The paper 'Fair Work Australia - Regulation of Workplace Bargaining" is a perfect example of a business case study. It is an apparent fact that the imperative role of workplace bargaining between the employees, their representatives and the management has gained elevated prominence in recent decades. This according to Salamon (1987) can be perceived as the mechanism aimed at determining the terms and conditions of employment. This method usually uses extensive processes of agreement and negotiations and affords a formal channel through which the divergent interests of the employees and the management can be resolved.
This phenomenon has been evident in Australia, mostly after the institution of Fair work Australia. This institution instigated its operations on July, 1st, 2009 and became fully functional in January, 1st, 2010. It was established under the Fair Work Act of 2009 and mandated with the responsibility of overseeing the new system of workplace relations. It is also worth noting that this institution is an autonomous body which undertakes other roles related to industrial action, the safety net of minimum wage and employment conditions, resolution of disputes, enterprise bargaining, termination of employment among other diverse issues which are related to the workplace environs (Fair Work Australia Website, 2013).

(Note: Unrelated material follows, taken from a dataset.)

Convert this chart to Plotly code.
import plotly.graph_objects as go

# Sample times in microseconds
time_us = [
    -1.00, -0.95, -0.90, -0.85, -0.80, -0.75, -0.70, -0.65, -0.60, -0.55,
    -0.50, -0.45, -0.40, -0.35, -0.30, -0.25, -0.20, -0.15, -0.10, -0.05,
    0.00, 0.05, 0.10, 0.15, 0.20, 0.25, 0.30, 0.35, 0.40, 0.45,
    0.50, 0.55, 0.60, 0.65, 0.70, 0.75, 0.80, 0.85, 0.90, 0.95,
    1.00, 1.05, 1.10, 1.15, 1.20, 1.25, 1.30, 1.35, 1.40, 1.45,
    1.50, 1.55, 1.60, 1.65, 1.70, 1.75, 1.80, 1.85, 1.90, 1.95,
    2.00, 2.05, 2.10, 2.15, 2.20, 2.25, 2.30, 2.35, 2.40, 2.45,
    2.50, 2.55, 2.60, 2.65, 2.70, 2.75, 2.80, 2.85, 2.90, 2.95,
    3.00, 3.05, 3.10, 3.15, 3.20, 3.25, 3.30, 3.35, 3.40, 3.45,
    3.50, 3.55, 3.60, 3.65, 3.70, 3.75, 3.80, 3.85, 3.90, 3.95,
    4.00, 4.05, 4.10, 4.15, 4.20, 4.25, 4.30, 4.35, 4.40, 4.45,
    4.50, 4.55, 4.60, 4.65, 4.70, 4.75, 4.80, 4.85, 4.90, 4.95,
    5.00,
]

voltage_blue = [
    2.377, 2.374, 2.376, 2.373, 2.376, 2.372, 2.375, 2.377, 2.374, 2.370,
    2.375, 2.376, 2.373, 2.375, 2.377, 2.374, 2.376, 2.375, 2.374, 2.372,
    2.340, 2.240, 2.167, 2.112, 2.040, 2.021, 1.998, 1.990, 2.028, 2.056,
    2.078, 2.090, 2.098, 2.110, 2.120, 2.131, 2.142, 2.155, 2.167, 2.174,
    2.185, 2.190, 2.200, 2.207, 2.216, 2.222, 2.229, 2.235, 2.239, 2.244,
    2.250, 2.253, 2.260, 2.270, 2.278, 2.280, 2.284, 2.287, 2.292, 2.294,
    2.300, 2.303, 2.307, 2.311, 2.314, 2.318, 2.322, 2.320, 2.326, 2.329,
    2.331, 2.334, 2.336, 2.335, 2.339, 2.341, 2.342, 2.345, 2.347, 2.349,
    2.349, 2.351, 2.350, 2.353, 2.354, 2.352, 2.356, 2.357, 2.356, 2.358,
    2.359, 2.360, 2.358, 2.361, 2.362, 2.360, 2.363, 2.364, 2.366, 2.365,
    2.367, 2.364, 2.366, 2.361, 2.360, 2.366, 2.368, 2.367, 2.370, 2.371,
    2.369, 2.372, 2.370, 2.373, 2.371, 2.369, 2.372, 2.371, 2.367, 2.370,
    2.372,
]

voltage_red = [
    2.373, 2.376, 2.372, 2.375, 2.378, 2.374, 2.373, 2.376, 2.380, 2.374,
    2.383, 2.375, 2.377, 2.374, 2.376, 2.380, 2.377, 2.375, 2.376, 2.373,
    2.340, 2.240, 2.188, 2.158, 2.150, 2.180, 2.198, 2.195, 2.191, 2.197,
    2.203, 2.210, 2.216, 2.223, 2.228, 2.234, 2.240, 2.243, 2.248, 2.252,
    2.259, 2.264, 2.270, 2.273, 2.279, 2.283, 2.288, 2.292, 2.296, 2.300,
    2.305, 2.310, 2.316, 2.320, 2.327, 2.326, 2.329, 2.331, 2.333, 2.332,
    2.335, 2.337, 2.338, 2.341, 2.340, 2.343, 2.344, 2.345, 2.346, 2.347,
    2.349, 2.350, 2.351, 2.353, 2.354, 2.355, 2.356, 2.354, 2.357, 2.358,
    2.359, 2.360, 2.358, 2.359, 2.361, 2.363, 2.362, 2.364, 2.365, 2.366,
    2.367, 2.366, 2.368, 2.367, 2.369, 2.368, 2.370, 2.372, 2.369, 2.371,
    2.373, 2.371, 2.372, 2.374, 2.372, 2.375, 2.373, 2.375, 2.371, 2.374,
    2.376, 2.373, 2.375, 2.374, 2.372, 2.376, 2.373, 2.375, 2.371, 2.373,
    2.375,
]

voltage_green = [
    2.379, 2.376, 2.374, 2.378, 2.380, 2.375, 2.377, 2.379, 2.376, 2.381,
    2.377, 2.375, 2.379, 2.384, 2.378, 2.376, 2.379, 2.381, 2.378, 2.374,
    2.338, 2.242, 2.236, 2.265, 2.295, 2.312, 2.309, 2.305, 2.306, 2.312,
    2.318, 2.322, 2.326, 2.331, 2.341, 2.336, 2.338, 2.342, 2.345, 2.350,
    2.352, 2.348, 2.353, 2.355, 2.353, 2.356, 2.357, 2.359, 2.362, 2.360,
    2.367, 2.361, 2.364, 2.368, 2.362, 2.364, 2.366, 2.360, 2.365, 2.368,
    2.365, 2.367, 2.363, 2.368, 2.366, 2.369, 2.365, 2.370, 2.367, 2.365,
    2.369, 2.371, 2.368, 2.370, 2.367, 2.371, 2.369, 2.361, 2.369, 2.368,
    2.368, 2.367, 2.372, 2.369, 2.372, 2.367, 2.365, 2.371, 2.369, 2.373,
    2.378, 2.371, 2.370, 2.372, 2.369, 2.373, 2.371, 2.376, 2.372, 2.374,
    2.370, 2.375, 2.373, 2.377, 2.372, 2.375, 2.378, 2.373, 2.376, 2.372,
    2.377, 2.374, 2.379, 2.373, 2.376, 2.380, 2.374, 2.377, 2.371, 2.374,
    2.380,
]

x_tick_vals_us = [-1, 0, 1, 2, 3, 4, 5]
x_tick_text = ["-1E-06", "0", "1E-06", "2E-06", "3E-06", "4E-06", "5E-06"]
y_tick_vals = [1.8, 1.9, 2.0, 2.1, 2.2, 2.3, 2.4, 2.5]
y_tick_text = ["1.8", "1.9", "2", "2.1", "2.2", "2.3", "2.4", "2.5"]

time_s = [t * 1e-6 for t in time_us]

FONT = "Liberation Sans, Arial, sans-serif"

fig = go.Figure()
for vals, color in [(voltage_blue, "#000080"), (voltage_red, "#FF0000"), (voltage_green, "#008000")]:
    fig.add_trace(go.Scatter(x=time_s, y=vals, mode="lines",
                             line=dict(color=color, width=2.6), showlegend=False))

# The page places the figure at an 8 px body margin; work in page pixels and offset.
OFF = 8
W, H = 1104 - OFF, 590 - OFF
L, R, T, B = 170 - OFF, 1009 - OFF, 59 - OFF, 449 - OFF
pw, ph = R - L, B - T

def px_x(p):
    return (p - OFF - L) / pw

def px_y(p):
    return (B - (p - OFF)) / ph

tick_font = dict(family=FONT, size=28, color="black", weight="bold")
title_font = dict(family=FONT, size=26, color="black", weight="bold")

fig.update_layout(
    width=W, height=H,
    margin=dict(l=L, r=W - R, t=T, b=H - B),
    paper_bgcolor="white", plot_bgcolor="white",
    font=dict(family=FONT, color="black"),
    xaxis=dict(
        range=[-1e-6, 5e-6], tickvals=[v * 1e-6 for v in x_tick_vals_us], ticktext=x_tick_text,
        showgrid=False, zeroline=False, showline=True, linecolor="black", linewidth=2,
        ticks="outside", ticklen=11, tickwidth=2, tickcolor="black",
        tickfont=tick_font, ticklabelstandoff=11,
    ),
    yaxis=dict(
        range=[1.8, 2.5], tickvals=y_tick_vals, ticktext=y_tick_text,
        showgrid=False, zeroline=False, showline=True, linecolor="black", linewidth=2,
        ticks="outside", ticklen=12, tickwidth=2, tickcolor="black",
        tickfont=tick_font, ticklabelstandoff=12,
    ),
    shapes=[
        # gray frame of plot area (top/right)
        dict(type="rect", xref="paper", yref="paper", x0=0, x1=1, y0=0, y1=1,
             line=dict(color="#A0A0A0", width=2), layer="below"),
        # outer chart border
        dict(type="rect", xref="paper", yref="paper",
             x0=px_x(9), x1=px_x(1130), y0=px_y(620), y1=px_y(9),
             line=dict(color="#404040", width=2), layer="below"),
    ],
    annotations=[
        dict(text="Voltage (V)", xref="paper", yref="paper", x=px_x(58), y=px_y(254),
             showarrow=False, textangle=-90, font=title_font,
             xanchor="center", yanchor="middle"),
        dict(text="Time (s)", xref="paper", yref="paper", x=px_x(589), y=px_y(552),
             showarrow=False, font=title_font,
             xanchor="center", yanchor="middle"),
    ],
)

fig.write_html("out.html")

All these roles play a principle role in the promotion of cooperative, harmonious as well as productive engagements in the Australian workplaces. Against this background, this paper is a profound effort to explore the present role of Fair Work Australia (FWA). It will, however, give particular attention to the role of FWA in relation to the regulation of workplace bargaining between employees and their representatives and the management. Some of these roles are analyzed in the subsequent section. Regulation of workplace bargaining Bray et.

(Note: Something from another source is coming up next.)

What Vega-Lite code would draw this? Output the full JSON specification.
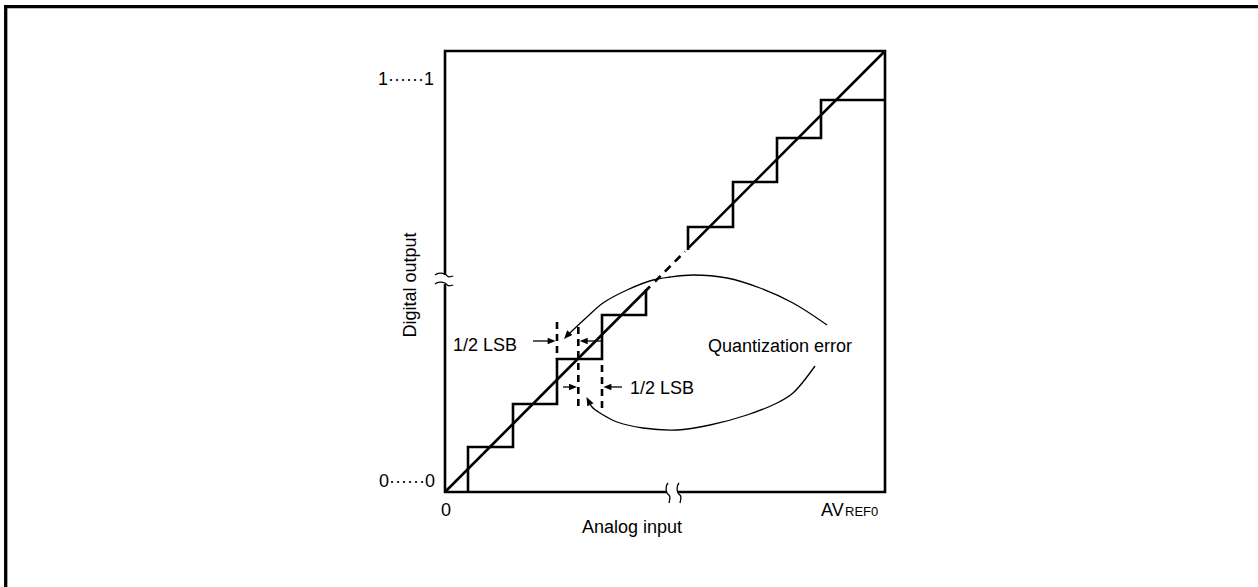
{
  "$schema": "https://vega.github.io/schema/vega-lite/v6.json",
  "width": 1258,
  "height": 587,
  "padding": 0,
  "autosize": {"type": "none"},
  "background": "white",
  "config": {"view": {"stroke": null}},
  "datasets": {
    "frame": [
      {"g": "L", "o": 1, "a": -439.3, "d": 487},
      {"g": "L", "o": 2, "a": -439.3, "d": -95},
      {"g": "T", "o": 1, "a": -441, "d": 485.3},
      {"g": "T", "o": 2, "a": 813, "d": 485.3}
    ],
    "solid": [
      {"g": "boxA", "o": 1, "a": 0, "d": 208},
      {"g": "boxA", "o": 2, "a": 0, "d": 0},
      {"g": "boxA", "o": 3, "a": 222, "d": 0},
      {"g": "boxB", "o": 1, "a": 233, "d": 0},
      {"g": "boxB", "o": 2, "a": 440, "d": 0},
      {"g": "boxB", "o": 3, "a": 440, "d": 441},
      {"g": "boxB", "o": 4, "a": 0, "d": 441},
      {"g": "boxB", "o": 5, "a": 0, "d": 217},
      {"g": "lo", "o": 1, "a": 23, "d": 0},
      {"g": "lo", "o": 2, "a": 23, "d": 45},
      {"g": "lo", "o": 3, "a": 68, "d": 45},
      {"g": "lo", "o": 4, "a": 68, "d": 88},
      {"g": "lo", "o": 5, "a": 112, "d": 88},
      {"g": "lo", "o": 6, "a": 112, "d": 133},
      {"g": "lo", "o": 7, "a": 157, "d": 133},
      {"g": "lo", "o": 8, "a": 157, "d": 177},
      {"g": "lo", "o": 9, "a": 201, "d": 177},
      {"g": "lo", "o": 10, "a": 201, "d": 203},
      {"g": "hi", "o": 1, "a": 243, "d": 242},
      {"g": "hi", "o": 2, "a": 243, "d": 265},
      {"g": "hi", "o": 3, "a": 288, "d": 265},
      {"g": "hi", "o": 4, "a": 288, "d": 310},
      {"g": "hi", "o": 5, "a": 332, "d": 310},
      {"g": "hi", "o": 6, "a": 332, "d": 354},
      {"g": "hi", "o": 7, "a": 376, "d": 354},
      {"g": "hi", "o": 8, "a": 376, "d": 392},
      {"g": "hi", "o": 9, "a": 440, "d": 392},
      {"g": "diag1", "o": 1, "a": 0, "d": 0},
      {"g": "diag1", "o": 2, "a": 205, "d": 205.5},
      {"g": "diag2", "o": 1, "a": 243, "d": 243.6},
      {"g": "diag2", "o": 2, "a": 440, "d": 441}
    ],
    "dashedV": [
      {"g": "v1", "o": 1, "a": 112, "d": 170},
      {"g": "v1", "o": 2, "a": 112, "d": 133},
      {"g": "v2", "o": 1, "a": 133.3, "d": 165},
      {"g": "v2", "o": 2, "a": 133.3, "d": 84},
      {"g": "v3", "o": 1, "a": 157, "d": 127},
      {"g": "v3", "o": 2, "a": 157, "d": 84}
    ],
    "dashedD": [
      {"g": "dd", "o": 1, "a": 210, "d": 210.5},
      {"g": "dd", "o": 2, "a": 240, "d": 240.5}
    ],
    "thin": [
      {"g": "c1", "o": 1, "a": 382, "d": 167},
      {"g": "c1", "o": 2, "a": 348, "d": 189},
      {"g": "c1", "o": 3, "a": 315, "d": 204},
      {"g": "c1", "o": 4, "a": 282, "d": 214},
      {"g": "c1", "o": 5, "a": 248, "d": 217},
      {"g": "c1", "o": 6, "a": 225, "d": 215},
      {"g": "c1", "o": 7, "a": 208, "d": 212},
      {"g": "c1", "o": 8, "a": 182, "d": 202},
      {"g": "c1", "o": 9, "a": 158, "d": 189},
      {"g": "c1", "o": 10, "a": 142, "d": 175},
      {"g": "c1", "o": 11, "a": 128, "d": 162},
      {"g": "c1", "o": 12, "a": 122, "d": 156},
      {"g": "c2", "o": 1, "a": 370, "d": 126},
      {"g": "c2", "o": 2, "a": 348, "d": 99},
      {"g": "c2", "o": 3, "a": 332, "d": 89},
      {"g": "c2", "o": 4, "a": 302, "d": 77},
      {"g": "c2", "o": 5, "a": 265, "d": 67},
      {"g": "c2", "o": 6, "a": 232, "d": 62},
      {"g": "c2", "o": 7, "a": 198, "d": 64},
      {"g": "c2", "o": 8, "a": 172, "d": 70},
      {"g": "c2", "o": 9, "a": 155, "d": 79},
      {"g": "c2", "o": 10, "a": 147, "d": 85},
      {"g": "c2", "o": 11, "a": 143, "d": 92},
      {"g": "s1", "o": 1, "a": 88, "d": 151},
      {"g": "s1", "o": 2, "a": 106, "d": 151},
      {"g": "s2", "o": 1, "a": 157, "d": 151},
      {"g": "s2", "o": 2, "a": 139, "d": 151},
      {"g": "s3", "o": 1, "a": 118, "d": 105},
      {"g": "s3", "o": 2, "a": 128, "d": 105},
      {"g": "s4", "o": 1, "a": 177, "d": 105},
      {"g": "s4", "o": 2, "a": 162, "d": 105},
      {"g": "t1", "o": 1, "a": -10, "d": 217},
      {"g": "t1", "o": 2, "a": -6.7, "d": 218.7},
      {"g": "t1", "o": 3, "a": 0, "d": 218},
      {"g": "t1", "o": 4, "a": 3.3, "d": 215.3},
      {"g": "t1", "o": 5, "a": 8.3, "d": 216},
      {"g": "t2", "o": 1, "a": -10, "d": 208},
      {"g": "t2", "o": 2, "a": -6.7, "d": 209.7},
      {"g": "t2", "o": 3, "a": 0, "d": 209},
      {"g": "t2", "o": 4, "a": 3.3, "d": 206.3},
      {"g": "t2", "o": 5, "a": 8.3, "d": 207},
      {"g": "t3", "o": 1, "a": 223, "d": 9},
      {"g": "t3", "o": 2, "a": 221.3, "d": 5.7},
      {"g": "t3", "o": 3, "a": 222, "d": -1},
      {"g": "t3", "o": 4, "a": 224.7, "d": -4.3},
      {"g": "t3", "o": 5, "a": 224, "d": -11},
      {"g": "t4", "o": 1, "a": 234, "d": 9},
      {"g": "t4", "o": 2, "a": 232.3, "d": 5.7},
      {"g": "t4", "o": 3, "a": 233, "d": -1},
      {"g": "t4", "o": 4, "a": 235.7, "d": -4.3},
      {"g": "t4", "o": 5, "a": 235, "d": -11}
    ],
    "heads": [
      {"a": 110.6, "d": 151, "ang": 0},
      {"a": 134.7, "d": 151, "ang": 180},
      {"a": 132, "d": 105, "ang": 0},
      {"a": 158.4, "d": 105, "ang": 180}
    ],
    "curveHeads": [
      {"a": 119, "d": 153, "ang": 132},
      {"a": 141.5, "d": 95, "ang": 243}
    ],
    "textRight": [
      {"a": -11, "d": 407, "t": "1······1"},
      {"a": -10, "d": 5, "t": "0······0"}
    ],
    "textLeft": [
      {"a": 376, "d": -24, "t": "AV"},
      {"a": 8, "d": 141.5, "t": "1/2 LSB"},
      {"a": 185, "d": 98.5, "t": "1/2 LSB"},
      {"a": 263, "d": 140.5, "t": "Quantization error"}
    ],
    "textSub": [
      {"a": 400, "d": -24, "t": "REF0"}
    ],
    "textCenter": [
      {"a": 1, "d": -24, "t": "0"},
      {"a": 187, "d": -41, "t": "Analog input"}
    ],
    "textRot": [
      {"a": -29, "d": 207, "t": "Digital output"}
    ]
  },
  "encoding": {
    "x": {"field": "a", "type": "quantitative", "scale": {"domain": [-445, 813], "nice": false, "zero": false}, "axis": null},
    "y": {"field": "d", "type": "quantitative", "scale": {"domain": [-95, 492], "nice": false, "zero": false}, "axis": null}
  },
  "layer": [
    {
      "data": {"name": "frame"},
      "mark": {"type": "line", "color": "#000000", "strokeWidth": 3.3, "strokeCap": "butt"},
      "encoding": {"detail": {"field": "g"}, "order": {"field": "o", "type": "quantitative"}}
    },
    {
      "data": {"name": "solid"},
      "mark": {"type": "line", "color": "#000000", "strokeWidth": 2.6, "strokeCap": "butt", "strokeJoin": "miter"},
      "encoding": {"detail": {"field": "g"}, "order": {"field": "o", "type": "quantitative"}}
    },
    {
      "data": {"name": "dashedV"},
      "mark": {"type": "line", "color": "#000000", "strokeWidth": 2.6, "strokeCap": "butt", "strokeDash": [7, 5]},
      "encoding": {"detail": {"field": "g"}, "order": {"field": "o", "type": "quantitative"}}
    },
    {
      "data": {"name": "dashedD"},
      "mark": {"type": "line", "color": "#000000", "strokeWidth": 2.6, "strokeCap": "butt", "strokeDash": [8, 6]},
      "encoding": {"detail": {"field": "g"}, "order": {"field": "o", "type": "quantitative"}}
    },
    {
      "data": {"name": "thin"},
      "mark": {"type": "line", "color": "#000000", "strokeWidth": 1.3, "interpolate": "catmull-rom"},
      "encoding": {"detail": {"field": "g"}, "order": {"field": "o", "type": "quantitative"}}
    },
    {
      "data": {"name": "heads"},
      "mark": {"type": "point", "shape": "M0,0L-1,-0.4L-1,0.4Z", "filled": true, "color": "#000000", "opacity": 1, "size": 256, "strokeWidth": 0},
      "encoding": {"angle": {"field": "ang", "type": "quantitative", "scale": null}}
    },
    {
      "data": {"name": "curveHeads"},
      "mark": {"type": "point", "shape": "M0,0L-1,-0.4L-1,0.4Z", "filled": true, "color": "#000000", "opacity": 1, "size": 300, "strokeWidth": 0},
      "encoding": {"angle": {"field": "ang", "type": "quantitative", "scale": null}}
    },
    {
      "data": {"name": "textRight"},
      "mark": {"type": "text", "align": "right", "baseline": "alphabetic", "font": "Liberation Sans", "fontSize": 18, "color": "#000000"},
      "encoding": {"text": {"field": "t"}}
    },
    {
      "data": {"name": "textLeft"},
      "mark": {"type": "text", "align": "left", "baseline": "alphabetic", "font": "Liberation Sans", "fontSize": 18, "color": "#000000"},
      "encoding": {"text": {"field": "t"}}
    },
    {
      "data": {"name": "textSub"},
      "mark": {"type": "text", "align": "left", "baseline": "alphabetic", "font": "Liberation Sans", "fontSize": 13, "color": "#000000"},
      "encoding": {"text": {"field": "t"}}
    },
    {
      "data": {"name": "textCenter"},
      "mark": {"type": "text", "align": "center", "baseline": "alphabetic", "font": "Liberation Sans", "fontSize": 18, "color": "#000000"},
      "encoding": {"text": {"field": "t"}}
    },
    {
      "data": {"name": "textRot"},
      "mark": {"type": "text", "align": "center", "baseline": "alphabetic", "angle": 270, "font": "Liberation Sans", "fontSize": 18, "color": "#000000"},
      "encoding": {"text": {"field": "t"}}
    }
  ]
}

al. (2011) noted that since the 1990s, the processes of collective bargaining have experienced extensive changes and has evolved into becoming core to the collective rule-making processes in Australia. This process was particularly fortified with the legislation which instituted Fair Work Australia, commonly referred to as the Fair Work Act 2009. The instigation of the obligation for the representatives to bargain in good faith under the Australian Labor Law, more specifically in the Fair Work Act 2009 has elicited a wide alley of commentary and analysis from both the scholars and practitioners.

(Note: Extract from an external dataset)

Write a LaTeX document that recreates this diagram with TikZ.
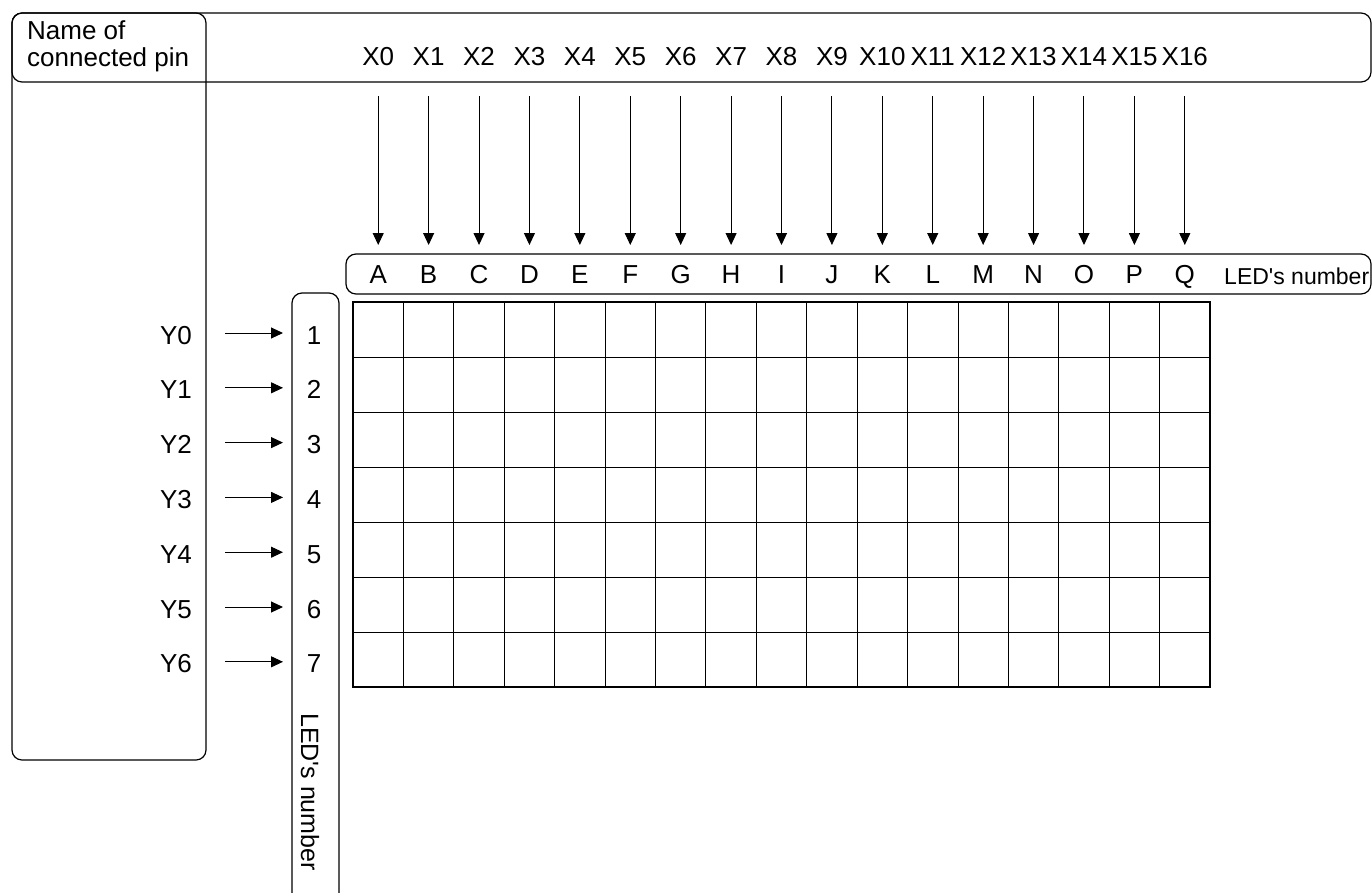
\documentclass[tikz,border=0pt]{standalone}
\usepackage{fontspec}
\setmainfont{Liberation Sans}
\usetikzlibrary{arrows.meta}
\begin{document}
\begin{tikzpicture}[x=1pt,y=-1pt,
  lbl/.style={font=\fontsize{26}{31}\selectfont, inner sep=0pt},
  smalllbl/.style={font=\fontsize{23}{28}\selectfont, inner sep=0pt},
  frame/.style={draw, line width=1.2pt, rounded corners=10pt},
  pinarrow/.style={-{Triangle[width=11pt,length=12pt]}, line width=1pt},
  thinline/.style={line width=0.9pt},
  thickline/.style={line width=2.6pt}
]
\useasboundingbox (0,0) rectangle (1372,892);
% frames
\draw[frame] (12,13) rectangle (1371,82);
\draw[frame] (12,13) rectangle (206,760);
\draw[frame] (346,254) rectangle (1371,294);
\draw[line width=1.2pt, rounded corners=10pt] (292,894) -- (292,293) -- (339,293) -- (339,894);
% header text
\node[lbl, anchor=base west] (name1) at (27,39) {Name of};
\node[lbl, anchor=base west] (name2) at (27,66) {connected pin};
% grid
\foreach \k in {1,...,6} {
  \draw[thinline] (353,{302+55*\k}) -- (1210,{302+55*\k});
}
\foreach \k in {1,...,16} {
  \draw[thinline] ({353+857/17*\k},302) -- ({353+857/17*\k},687);
}
\draw[thickline] (353,302) rectangle (1210,687);
% columns
\foreach \L [count=\i from 0] in {A,B,C,D,E,F,G,H,I,J,K,L,M,N,O,P,Q} {
  \pgfmathsetmacro{\cx}{353+857/17*(\i+0.5)}
  \node[lbl, anchor=base] (x\i) at (\cx,65) {X\i};
  \node[lbl, anchor=base] (c\i) at (\cx,283) {\L};
  \coordinate (t\i) at (\cx,96);
  \coordinate (b\i) at (\cx,245);
  \draw[pinarrow] (t\i) -- (b\i);
}
\node[smalllbl, anchor=base west] (ledh) at (1224,284) {LED\textquotesingle s number};
% rows
\foreach \r [count=\j from 0] in {1,...,7} {
  \pgfmathsetmacro{\by}{344+54.8*\j}
  \pgfmathsetmacro{\ay}{333+54.8*\j}
  \node[lbl, anchor=base east] (y\j) at (192,\by) {Y\j};
  \node[lbl, anchor=base] (n\r) at (314,\by) {\r};
  \coordinate (l\j) at (225,\ay);
  \coordinate (r\j) at (283,\ay);
  \draw[pinarrow] (l\j) -- (r\j);
}
\node[font=\fontsize{25}{30}\selectfont, inner sep=0pt, rotate=-90] (ledv) at (310,792) {LED\textquotesingle s number};
\end{tikzpicture}
\end{document}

This is geared towards seeking more profound and precise clarifications regarding what such obligations mean to both the employers and the worker's unions. Most of this commentary has extensively drawn a comparison between the Australian obligation, which is presently enshrined in the Fair Work Act 2009 with the good faith bargaining obligations in the North American and New Zealand law (Riley, 2011). Nonetheless, despite these commentaries, it is imperative to note the bargaining processes in the Australian workplaces which are under direct regulation of FWA are aimed at the promotion of productivity among the employees, elevating the level of cooperation and fairness which is achieved through a more profound emphasis on enterprise-level collective bargaining (Commonwealth of Australia, 2013). This is usually founded on simplistic good faith in regard to the bargaining obligations as well as clear rules which are central in the regulation of industrial action.
In this way, bargaining is perceived as a mechanism geared towards fostering a transformational culture in the workplace and thus an esteemed tool in the processes destined for continuous enhancement of the workplace operations (Commonwealth of Australia, 2013).